Iceland’s Silfra Fissure: Diving Between Two Continents
Explore diving Silfra Fissure in Iceland's Thingvellir National Park. Dive in glacial meltwater with up to 100 m visibility, between the Eurasian and North American plates. Learn site zones, conditions, and dry suit requirements.
SCUBA DIVING IN EXCITING DESTINATIONS
Iceland’s Silfra Fissure: Diving Between Two Continents
Silfra Fissure, located in Iceland’s Thingvellir National Park, allows you to scuba dive directly between the North American and Eurasian tectonic plates. Formed by earthquakes in 1789, the plates drift approximately two centimeters apart each year, creating a unique rift filled with glacial meltwater that emerges from Langjökull glacier after filtering through volcanic lava rock for decades.

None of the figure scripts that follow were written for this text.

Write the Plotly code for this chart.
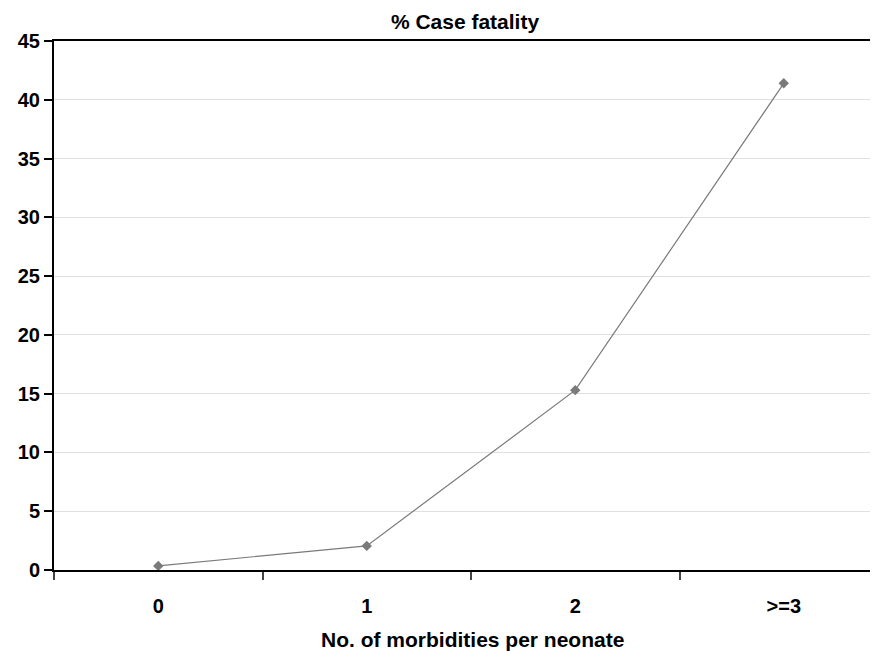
import plotly.graph_objects as go

categories = ["0", "1", "2", ">=3"]
case_fatality = [0.35, 2.05, 15.3, 41.4]
y_ticks = [0, 5, 10, 15, 20, 25, 30, 35, 40, 45]

fig = go.Figure()
fig.add_trace(go.Scatter(
    x=categories, y=case_fatality, mode="lines+markers",
    line=dict(color="#7a7a7a", width=1.2),
    marker=dict(symbol="diamond", size=8, color="#7a7a7a"),
    showlegend=False,
))

font = "Liberation Sans, Arial, sans-serif"
W, H = 878, 643
PW = W - 46
fig.update_layout(
    width=W, height=H,
    margin=dict(l=46, r=0, t=33, b=81),
    plot_bgcolor="white", paper_bgcolor="white",
    font=dict(family=font, color="black"),
    title=dict(text="<b>% Case fatality</b>", x=457/W, xanchor="center",
               y=1 - 14/H, yanchor="middle", font=dict(size=21)),
    xaxis=dict(
        type="category", range=[-0.5, -0.5 + PW/208.5],
        showline=True, linecolor="black", linewidth=2, mirror=True,
        ticks="outside", tickson="boundaries", ticklen=8, tickwidth=1.5, tickcolor="#444",
        showgrid=False,
        tickfont=dict(size=20, family=font),
        ticklabelstandoff=17,
    ),
    yaxis=dict(
        range=[0, 45], tickvals=y_ticks,
        ticktext=[f"<b>{v}</b>" for v in y_ticks],
        showline=True, linecolor="black", linewidth=2,
        ticks="outside", ticklen=8, tickwidth=1.5, tickcolor="black",
        showgrid=True, gridcolor="#e0e0e0", gridwidth=1,
        zeroline=False,
        tickfont=dict(size=20, family=font),
    ),
    annotations=[dict(
        text="<b>No. of morbidities per neonate</b>", xref="paper", yref="paper",
        x=(464 - 46) / PW, y=-0.132, xanchor="center", yanchor="middle", showarrow=False,
        font=dict(size=21, family=font, color="black"),
    )],
)
fig.update_xaxes(ticktext=[f"<b>{c}</b>" for c in categories], tickvals=categories)

fig.write_html("out.html")
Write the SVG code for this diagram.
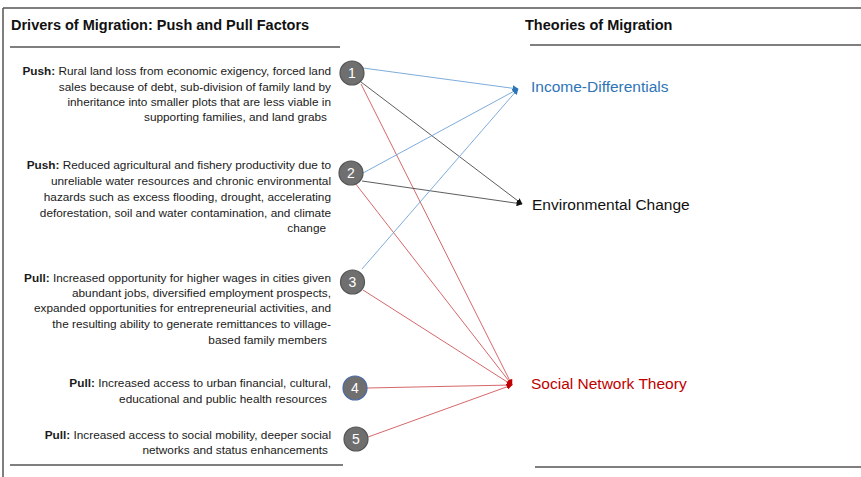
<svg xmlns="http://www.w3.org/2000/svg" width="861" height="477" viewBox="0 0 861 477">
<style>
.t{font-family:"Liberation Sans",Arial,sans-serif;font-size:11.8px;fill:#1a1a1a;text-anchor:end}
.b{font-weight:bold}
.h{font-family:"Liberation Sans",Arial,sans-serif;font-size:14.5px;font-weight:bold;fill:#111}
.rule{stroke:#555;stroke-width:1.5}
.n circle{fill:#6f6f6f;stroke:#555;stroke-width:1.2}
.n text{font-family:"Liberation Sans",Arial,sans-serif;font-size:14px;fill:#fff;text-anchor:middle}
.lbl{font-family:"Liberation Sans",Arial,sans-serif;font-size:15.5px}
.cb{stroke:#6fa3d6;stroke-width:0.9;fill:none}
.ck{stroke:#333;stroke-width:0.8;fill:none}
.cr{stroke:#d0575a;stroke-width:0.9;fill:none}
</style>
<defs>
<marker id="ab" viewBox="0 0 10 10" refX="9" refY="5" markerWidth="6" markerHeight="6" markerUnits="userSpaceOnUse" orient="auto"><path d="M0,0L10,5L0,10z" fill="#2e75b6"/></marker>
<marker id="ak" viewBox="0 0 10 10" refX="9" refY="5" markerWidth="6" markerHeight="6" markerUnits="userSpaceOnUse" orient="auto"><path d="M0,0L10,5L0,10z" fill="#111"/></marker>
<marker id="ar" viewBox="0 0 10 10" refX="9" refY="5" markerWidth="6" markerHeight="6" markerUnits="userSpaceOnUse" orient="auto"><path d="M0,0L10,5L0,10z" fill="#c00000"/></marker>
</defs>
<rect width="861" height="477" fill="#fff"/>
<g id="frame">
<line class="rule" x1="3" y1="8" x2="861" y2="8"/>
<line class="rule" x1="3" y1="8" x2="3" y2="477"/>
<line class="rule" x1="10" y1="47" x2="340" y2="47"/>
<line class="rule" x1="530" y1="45" x2="861" y2="45"/>
<line class="rule" x1="10" y1="465" x2="343" y2="465"/>
<line class="rule" x1="535" y1="467" x2="861" y2="467"/>
<text class="h" x="11" y="30">Drivers of Migration: Push and Pull Factors</text>
<text class="h" x="525" y="30">Theories of Migration</text>
</g>
<g id="connectors">
<line class="cb" x1="363" y1="68" x2="518" y2="89" marker-end="url(#ab)"/>
<line class="ck" x1="361" y1="82" x2="522" y2="204" marker-end="url(#ak)"/>
<line class="cr" x1="361" y1="84" x2="512" y2="385" marker-end="url(#ar)"/>
<line class="cb" x1="363" y1="173" x2="518" y2="89" marker-end="url(#ab)"/>
<line class="ck" x1="362" y1="181" x2="522" y2="204" marker-end="url(#ak)"/>
<line class="cr" x1="355" y1="183" x2="512" y2="385" marker-end="url(#ar)"/>
<line class="cb" x1="362" y1="269" x2="518" y2="89" marker-end="url(#ab)"/>
<line class="cr" x1="363" y1="290" x2="512" y2="385" marker-end="url(#ar)"/>
<line class="cr" x1="367" y1="388" x2="512" y2="385" marker-end="url(#ar)"/>
<line class="cr" x1="368" y1="437" x2="512" y2="385" marker-end="url(#ar)"/>
</g>
<g id="driver1">
<text class="t"><tspan x="331" y="75"><tspan class="b">Push:</tspan> Rural land loss from economic exigency, forced land</tspan><tspan x="331" y="91">sales because of debt, sub-division of family land by</tspan><tspan x="331" y="106">inheritance into smaller plots that are less viable in</tspan><tspan x="327" y="121">supporting families, and land grabs</tspan></text>
<g class="n"><circle cx="352" cy="73" r="12"/><text x="352" y="78">1</text></g>
</g>
<g id="driver2">
<text class="t"><tspan x="331" y="169"><tspan class="b">Push:</tspan> Reduced agricultural and fishery productivity due to</tspan><tspan x="331" y="185">unreliable water resources and chronic environmental</tspan><tspan x="331" y="201">hazards such as excess flooding, drought, accelerating</tspan><tspan x="331" y="217">deforestation, soil and water contamination, and climate</tspan><tspan x="326" y="232">change</tspan></text>
<g class="n"><circle cx="351" cy="173" r="12"/><text x="351" y="178">2</text></g>
</g>
<g id="driver3">
<text class="t"><tspan x="331" y="282"><tspan class="b">Pull:</tspan> Increased opportunity for higher wages in cities given</tspan><tspan x="331" y="297">abundant jobs, diversified employment prospects,</tspan><tspan x="331" y="312">expanded opportunities for entrepreneurial activities, and</tspan><tspan x="331" y="328">the resulting ability to generate remittances to village-</tspan><tspan x="327" y="344">based family members</tspan></text>
<g class="n"><circle cx="352.5" cy="282" r="12"/><text x="352.5" y="287">3</text></g>
</g>
<g id="driver4">
<text class="t"><tspan x="331" y="387"><tspan class="b">Pull:</tspan> Increased access to urban financial, cultural,</tspan><tspan x="327" y="403">educational and public health resources</tspan></text>
<g class="n"><circle cx="355" cy="388" r="12" style="stroke:#4a6aa8"/><text x="355" y="393">4</text></g>
</g>
<g id="driver5">
<text class="t"><tspan x="331" y="439"><tspan class="b">Pull:</tspan> Increased access to social mobility, deeper social</tspan><tspan x="328" y="454">networks and status enhancements</tspan></text>
<g class="n"><circle cx="356" cy="439" r="12"/><text x="356" y="444">5</text></g>
</g>
<g id="theory-income"><text class="lbl" x="531" y="92" fill="#2e75b6">Income-Differentials</text></g>
<g id="theory-env"><text class="lbl" x="532" y="210" fill="#111">Environmental Change</text></g>
<g id="theory-social"><text class="lbl" x="531" y="389" fill="#c00000">Social Network Theory</text></g>
</svg>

Crystal-Clear Visibility & Unique Cold-Water Conditions
This water is among the cleanest on the planet. Filtered for up to a century through lava rock, it arrives at Silfra with visibility well over 100 meters under ideal conditions. The water temperature stays between 2°C and 4°C year-round, making a properly fitted dry suit mandatory—even during summer dives.
Sections of the Dive: Hall, Crack, Cathedral & Lagoon
Silfra is divided into four main areas:
Silfra Hall, with cave-like passages and shallow swim-throughs up to 13 meters depth.
Big Crack, where you can float between continental plates in a narrow rift.
The Cathedral, a dramatic 100-meter-long fissure with up to 100-meter visibility and depths around 20 meters.
Silfra Lagoon, a final section of about 120 meters in length with shallow clear water.
Divers typically spend about 30–40 minutes underwater and enjoy a briefing on site geology, dry suit operation, and environmental stewardship.
Who Should Dive Silfra
Only certified scuba divers with a dry suit certification—or at least ten logged dry suit dives in recent years—can dive Silfra. Visibility and site sensitivity mean operators keep groups small, typically one guide to three divers. Snorkeling is popular, but divers get more freedom to explore the fissure’s depth and formations.
Visiting Tips & Local Insights
Tours depart from Reykjavík with a 45–60 minute drive to Thingvellir. After gearing up, divers walk approximately 400 meters to the water’s edge, then climb into the fissure with ladder access. Briefings include dry suit checks, depth awareness, and buoyancy control in cold water.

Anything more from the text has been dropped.